**SUPPLIED INFORMATION:**
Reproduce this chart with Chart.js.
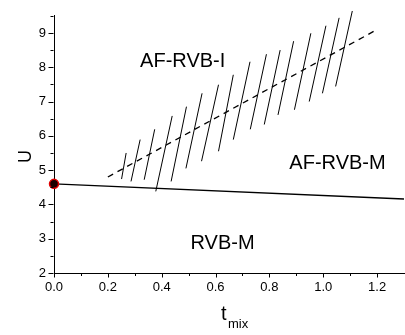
<!DOCTYPE html>
<html>
<head>
<meta charset="utf-8">
<script src="https://cdn.jsdelivr.net/npm/chart.js@4.4.0/dist/chart.umd.min.js"></script>
<style>
  html, body { margin: 0; padding: 0; background: #fff; overflow: hidden; }
  #chart { display: block; }
</style>
</head>
<body>
<canvas id="chart" width="410" height="335"></canvas>
<script>
// axis ticks
const xTicks = [0, 0.2, 0.4, 0.6, 0.8, 1.0, 1.2];
const yTicks = [2, 3, 4, 5, 6, 7, 8, 9];

// solid boundary line
const boundaryX = [0, 1.3];
const boundaryU = [4.6, 4.16];

// dashed line
const dashedX = [0.2, 1.2];
const dashedU = [4.8, 9.1];

// hatch strokes (top end / bottom end)
const hatchTopX = [0.268, 0.320, 0.374, 0.439, 0.492, 0.550, 0.611, 0.666, 0.728, 0.789, 0.840, 0.890, 0.954, 1.010, 1.059, 1.108];
const hatchTopU = [5.50, 5.89, 6.19, 6.58, 6.85, 7.24, 7.49, 7.78, 8.16, 8.38, 8.50, 8.76, 8.99, 9.21, 9.44, 9.64];
const hatchBotX = [0.251, 0.286, 0.335, 0.378, 0.435, 0.490, 0.548, 0.611, 0.666, 0.729, 0.781, 0.832, 0.893, 0.948, 0.997, 1.046];
const hatchBotU = [4.74, 4.67, 4.72, 4.38, 4.67, 5.05, 5.26, 5.55, 5.89, 6.19, 6.33, 6.61, 6.76, 7.00, 7.24, 7.44];

// critical point
const pointX = [0];
const pointU = [4.6];

// region names and where they sit (data coords)
const regionNames = ['AF-RVB-I', 'AF-RVB-M', 'RVB-M'];
const regionX = [0.478, 1.053, 0.626];
const regionU = [8.16, 5.2, 2.87];

const FONT = "'Liberation Sans', Arial, sans-serif";

const toPoints = (xs, ys) => xs.map((x, i) => ({ x: x, y: ys[i] }));

// hatch strokes as one dataset, broken by gaps
const hatchData = [];
for (let i = 0; i < hatchTopX.length; i++) {
  hatchData.push({ x: hatchTopX[i], y: hatchTopU[i] });
  hatchData.push({ x: hatchBotX[i], y: hatchBotU[i] });
  hatchData.push({ x: hatchBotX[i], y: null });
}

const midpoints = (ticks) => {
  const out = [];
  for (let i = 0; i < ticks.length - 1; i++) out.push((ticks[i] + ticks[i + 1]) / 2);
  return out;
};

// tick marks, region labels and axis titles
const decorations = {
  id: 'decorations',
  afterDraw(chart) {
    const { ctx, scales: { x, y }, chartArea } = chart;
    ctx.save();
    ctx.strokeStyle = '#000';
    ctx.lineWidth = 1;
    ctx.beginPath();
    const yb = Math.round(chartArea.bottom) + 0.5;
    const xl = Math.round(chartArea.left) - 0.5;
    xTicks.forEach(v => {
      const px = Math.round(x.getPixelForValue(v)) + 0.5;
      ctx.moveTo(px, yb); ctx.lineTo(px, yb + 4);
    });
    midpoints(xTicks).forEach(v => {
      const px = Math.round(x.getPixelForValue(v)) + 0.5;
      ctx.moveTo(px, yb); ctx.lineTo(px, yb + 2.5);
    });
    yTicks.forEach(v => {
      const py = Math.round(y.getPixelForValue(v)) + 0.5;
      ctx.moveTo(xl, py); ctx.lineTo(xl - 5, py);
    });
    midpoints(yTicks).concat([9.5]).forEach(v => {
      const py = Math.round(y.getPixelForValue(v)) + 0.5;
      ctx.moveTo(xl, py); ctx.lineTo(xl - 3, py);
    });
    ctx.stroke();

    ctx.fillStyle = '#000';
    ctx.textAlign = 'center';
    ctx.textBaseline = 'middle';
    ctx.font = '20px ' + FONT;
    regionNames.forEach((name, i) => {
      ctx.fillText(name, x.getPixelForValue(regionX[i]), y.getPixelForValue(regionU[i]));
    });

    // y title
    ctx.save();
    ctx.translate(26, (chartArea.top + chartArea.bottom) / 2 + 12);
    ctx.rotate(-Math.PI / 2);
    ctx.font = '18px ' + FONT;
    ctx.fillText('U', 0, 0);
    ctx.restore();

    // x title with subscript
    ctx.textAlign = 'left';
    ctx.textBaseline = 'alphabetic';
    ctx.font = '20px ' + FONT;
    ctx.fillText('t', 221, 320);
    ctx.font = '13px ' + FONT;
    ctx.fillText('mix', 228, 328);
    ctx.restore();
  }
};

new Chart(document.getElementById('chart'), {
  type: 'scatter',
  data: {
    datasets: [
      {
        data: toPoints(pointX, pointU),
        pointRadius: 4.5,
        pointBackgroundColor: '#1a0000',
        pointBorderColor: '#e00000',
        pointBorderWidth: 1.5,
        clip: false
      },
      {
        data: toPoints(boundaryX, boundaryU),
        showLine: true,
        pointRadius: 0,
        borderColor: '#000',
        borderWidth: 1.4
      },
      {
        data: toPoints(dashedX, dashedU),
        showLine: true,
        pointRadius: 0,
        borderColor: '#000',
        borderWidth: 1.3,
        borderDash: [6, 5]
      },
      {
        data: hatchData,
        showLine: true,
        spanGaps: false,
        pointRadius: 0,
        borderColor: '#000',
        borderWidth: 1,
        clip: false
      }
    ]
  },
  options: {
    responsive: false,
    animation: false,
    layout: { padding: { top: 14, right: 3, left: 0, bottom: 0 } },
    plugins: { legend: { display: false }, tooltip: { enabled: false } },
    scales: {
      x: {
        type: 'linear',
        min: 0,
        max: 1.3,
        afterBuildTicks: s => { s.ticks = xTicks.map(v => ({ value: v })); },
        afterFit: s => { s.height = 62; },
        grid: { display: false, drawTicks: false, tickLength: 0 },
        border: { display: true, color: '#000', width: 1 },
        ticks: {
          color: '#000',
          font: { family: FONT, size: 13 },
          padding: 7,
          maxRotation: 0,
          autoSkip: false,
          callback: v => v.toFixed(1)
        }
      },
      y: {
        type: 'linear',
        min: 2,
        max: 9.5,
        afterBuildTicks: s => { s.ticks = yTicks.map(v => ({ value: v })); },
        afterFit: s => { s.width = 54; },
        grid: { display: false, drawTicks: false, tickLength: 0 },
        border: { display: true, color: '#000', width: 1 },
        ticks: {
          color: '#000',
          font: { family: FONT, size: 13 },
          padding: 8,
          autoSkip: false,
          callback: v => String(v)
        }
      }
    }
  },
  plugins: [decorations]
});
</script>
</body>
</html>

**GOAL OF THE EXERCISE:**
Return nothing but the lines running from the start of the data to the line with "const dashedU = [4.8, 9.1];", please, both ends included and no pictures.

**SOLUTION FOR THIS PROBLEM:**
Reproduce this chart with Chart.js.
<!DOCTYPE html>
<html>
<head>
<meta charset="utf-8">
<script src="https://cdn.jsdelivr.net/npm/chart.js@4.4.0/dist/chart.umd.min.js"></script>
<style>
  html, body { margin: 0; padding: 0; background: #fff; overflow: hidden; }
  #chart { display: block; }
</style>
</head>
<body>
<canvas id="chart" width="410" height="335"></canvas>
<script>
// axis ticks
const xTicks = [0, 0.2, 0.4, 0.6, 0.8, 1.0, 1.2];
const yTicks = [2, 3, 4, 5, 6, 7, 8, 9];

// solid boundary line
const boundaryX = [0, 1.3];
const boundaryU = [4.6, 4.16];

// dashed line
const dashedX = [0.2, 1.2];
const dashedU = [4.8, 9.1];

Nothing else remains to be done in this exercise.